* [SET PROBLEM]
For the material that follows, list every line containing the word "with".

* [SUPPLIED RECORDS]
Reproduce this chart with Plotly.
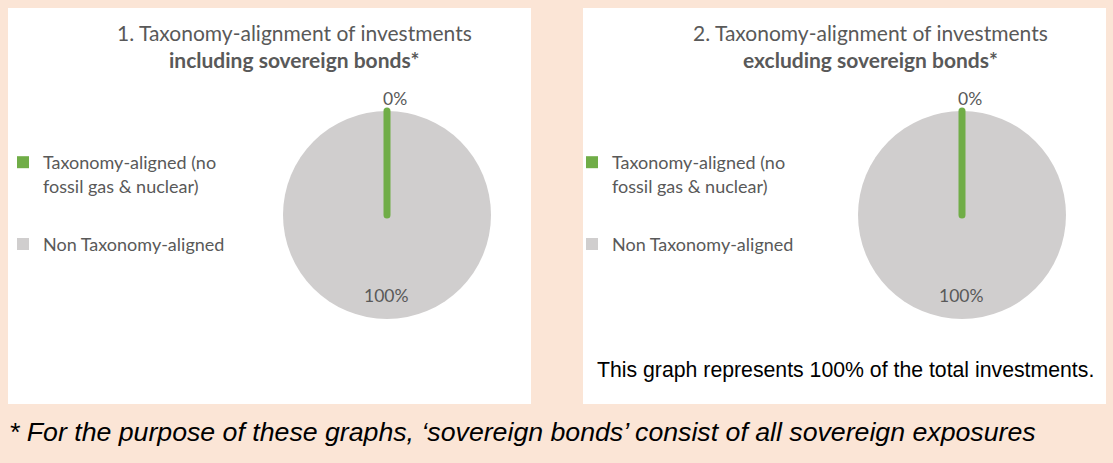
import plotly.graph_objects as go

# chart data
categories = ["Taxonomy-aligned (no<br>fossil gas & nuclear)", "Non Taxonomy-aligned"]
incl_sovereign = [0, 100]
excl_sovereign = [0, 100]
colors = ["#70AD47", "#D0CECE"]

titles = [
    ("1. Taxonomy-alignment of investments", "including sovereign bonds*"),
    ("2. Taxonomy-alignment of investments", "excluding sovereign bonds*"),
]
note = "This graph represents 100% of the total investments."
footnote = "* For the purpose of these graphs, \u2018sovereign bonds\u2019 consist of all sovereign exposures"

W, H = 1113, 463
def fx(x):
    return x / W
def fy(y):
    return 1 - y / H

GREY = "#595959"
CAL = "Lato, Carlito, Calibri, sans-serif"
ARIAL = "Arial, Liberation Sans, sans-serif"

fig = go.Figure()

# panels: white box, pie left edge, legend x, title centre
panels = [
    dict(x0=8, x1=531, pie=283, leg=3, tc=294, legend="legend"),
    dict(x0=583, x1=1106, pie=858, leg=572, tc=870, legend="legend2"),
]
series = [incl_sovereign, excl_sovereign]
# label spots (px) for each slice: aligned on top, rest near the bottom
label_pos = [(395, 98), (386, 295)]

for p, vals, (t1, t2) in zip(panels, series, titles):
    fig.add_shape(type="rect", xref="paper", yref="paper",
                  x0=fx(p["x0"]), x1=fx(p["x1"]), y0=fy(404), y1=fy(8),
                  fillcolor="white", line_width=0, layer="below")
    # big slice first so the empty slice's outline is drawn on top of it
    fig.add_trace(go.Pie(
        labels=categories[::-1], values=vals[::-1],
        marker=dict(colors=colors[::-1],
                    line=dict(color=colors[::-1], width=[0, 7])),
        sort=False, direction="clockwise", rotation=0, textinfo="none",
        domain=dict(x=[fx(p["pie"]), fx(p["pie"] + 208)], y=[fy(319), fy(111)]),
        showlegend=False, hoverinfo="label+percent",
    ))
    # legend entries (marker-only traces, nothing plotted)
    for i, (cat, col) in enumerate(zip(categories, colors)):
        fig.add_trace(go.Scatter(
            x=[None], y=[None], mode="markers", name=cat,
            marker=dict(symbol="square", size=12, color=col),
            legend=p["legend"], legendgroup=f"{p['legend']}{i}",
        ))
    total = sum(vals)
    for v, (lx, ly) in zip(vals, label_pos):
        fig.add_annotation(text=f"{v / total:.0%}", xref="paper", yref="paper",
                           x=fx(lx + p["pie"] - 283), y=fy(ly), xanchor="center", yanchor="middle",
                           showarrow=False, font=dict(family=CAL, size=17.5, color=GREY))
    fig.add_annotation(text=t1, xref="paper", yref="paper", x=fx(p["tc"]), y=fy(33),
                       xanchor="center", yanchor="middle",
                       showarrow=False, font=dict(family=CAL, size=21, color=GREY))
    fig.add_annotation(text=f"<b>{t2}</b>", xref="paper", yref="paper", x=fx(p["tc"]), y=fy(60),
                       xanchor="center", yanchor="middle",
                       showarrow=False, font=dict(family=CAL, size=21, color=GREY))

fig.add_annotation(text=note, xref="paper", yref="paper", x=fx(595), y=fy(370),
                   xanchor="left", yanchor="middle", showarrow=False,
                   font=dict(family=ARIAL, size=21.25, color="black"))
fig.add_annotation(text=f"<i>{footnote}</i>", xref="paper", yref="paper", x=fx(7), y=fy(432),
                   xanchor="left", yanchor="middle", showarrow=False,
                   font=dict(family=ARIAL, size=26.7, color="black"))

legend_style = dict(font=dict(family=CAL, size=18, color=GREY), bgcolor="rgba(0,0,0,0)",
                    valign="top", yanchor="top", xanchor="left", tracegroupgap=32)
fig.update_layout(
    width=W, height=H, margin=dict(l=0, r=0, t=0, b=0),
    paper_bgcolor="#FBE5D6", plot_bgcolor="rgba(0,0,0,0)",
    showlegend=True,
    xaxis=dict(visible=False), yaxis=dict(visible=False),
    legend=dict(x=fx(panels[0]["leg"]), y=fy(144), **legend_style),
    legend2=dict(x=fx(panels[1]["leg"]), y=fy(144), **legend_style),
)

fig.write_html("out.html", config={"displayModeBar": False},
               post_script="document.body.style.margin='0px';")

==

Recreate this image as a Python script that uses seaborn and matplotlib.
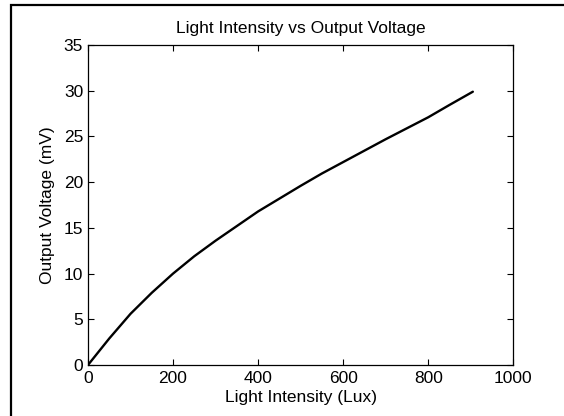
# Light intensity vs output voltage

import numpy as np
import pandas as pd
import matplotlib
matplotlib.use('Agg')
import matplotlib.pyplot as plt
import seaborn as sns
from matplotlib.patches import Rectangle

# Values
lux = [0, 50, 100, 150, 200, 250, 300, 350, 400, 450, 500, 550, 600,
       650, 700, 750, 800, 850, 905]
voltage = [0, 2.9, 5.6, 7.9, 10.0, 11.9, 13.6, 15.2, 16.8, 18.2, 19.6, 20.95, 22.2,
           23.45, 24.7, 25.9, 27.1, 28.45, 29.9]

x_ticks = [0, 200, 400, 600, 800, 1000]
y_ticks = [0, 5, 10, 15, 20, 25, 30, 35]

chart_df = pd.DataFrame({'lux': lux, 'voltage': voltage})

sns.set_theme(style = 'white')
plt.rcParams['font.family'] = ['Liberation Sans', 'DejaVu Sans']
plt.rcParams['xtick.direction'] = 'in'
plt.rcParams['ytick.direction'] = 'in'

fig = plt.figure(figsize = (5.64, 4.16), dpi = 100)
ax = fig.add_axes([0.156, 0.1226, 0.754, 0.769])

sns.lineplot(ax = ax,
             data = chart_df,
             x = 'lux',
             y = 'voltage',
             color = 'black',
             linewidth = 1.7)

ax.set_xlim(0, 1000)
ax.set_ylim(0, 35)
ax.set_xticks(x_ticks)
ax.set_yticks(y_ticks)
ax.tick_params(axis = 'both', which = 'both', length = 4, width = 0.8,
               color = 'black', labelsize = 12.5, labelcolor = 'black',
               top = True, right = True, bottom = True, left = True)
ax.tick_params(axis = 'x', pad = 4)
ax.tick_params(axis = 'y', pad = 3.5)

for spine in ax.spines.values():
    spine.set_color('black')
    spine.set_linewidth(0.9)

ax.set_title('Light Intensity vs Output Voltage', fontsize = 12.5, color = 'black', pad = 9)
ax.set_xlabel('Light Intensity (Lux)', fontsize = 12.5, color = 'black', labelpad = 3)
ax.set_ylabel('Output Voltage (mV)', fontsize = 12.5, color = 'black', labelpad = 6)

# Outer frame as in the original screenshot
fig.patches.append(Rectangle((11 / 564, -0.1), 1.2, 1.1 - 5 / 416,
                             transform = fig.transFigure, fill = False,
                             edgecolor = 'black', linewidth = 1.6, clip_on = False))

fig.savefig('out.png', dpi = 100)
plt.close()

---

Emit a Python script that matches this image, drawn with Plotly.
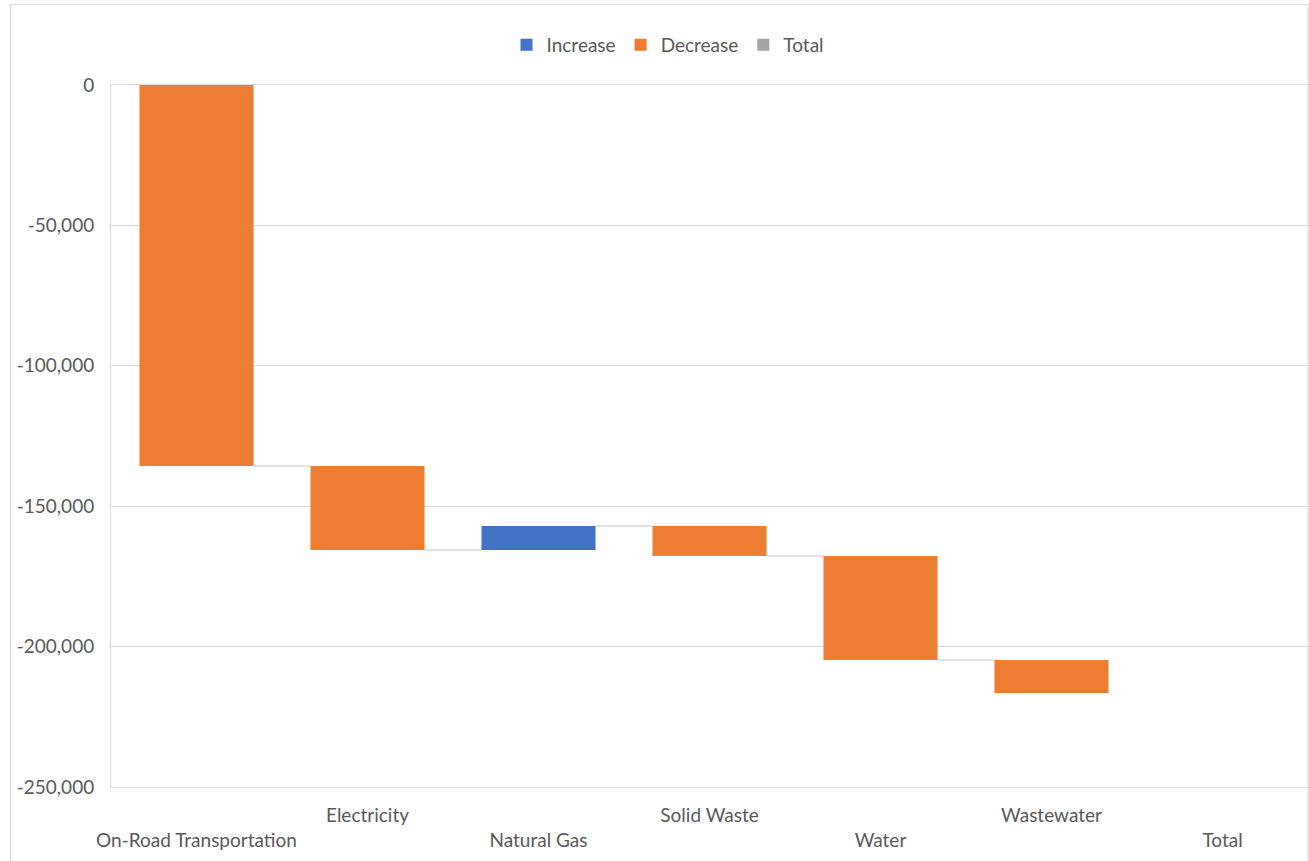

* [ANSWER TO THE TASK]
Reproduce this chart with Plotly.
Emit a Python script that matches this image, drawn with Plotly.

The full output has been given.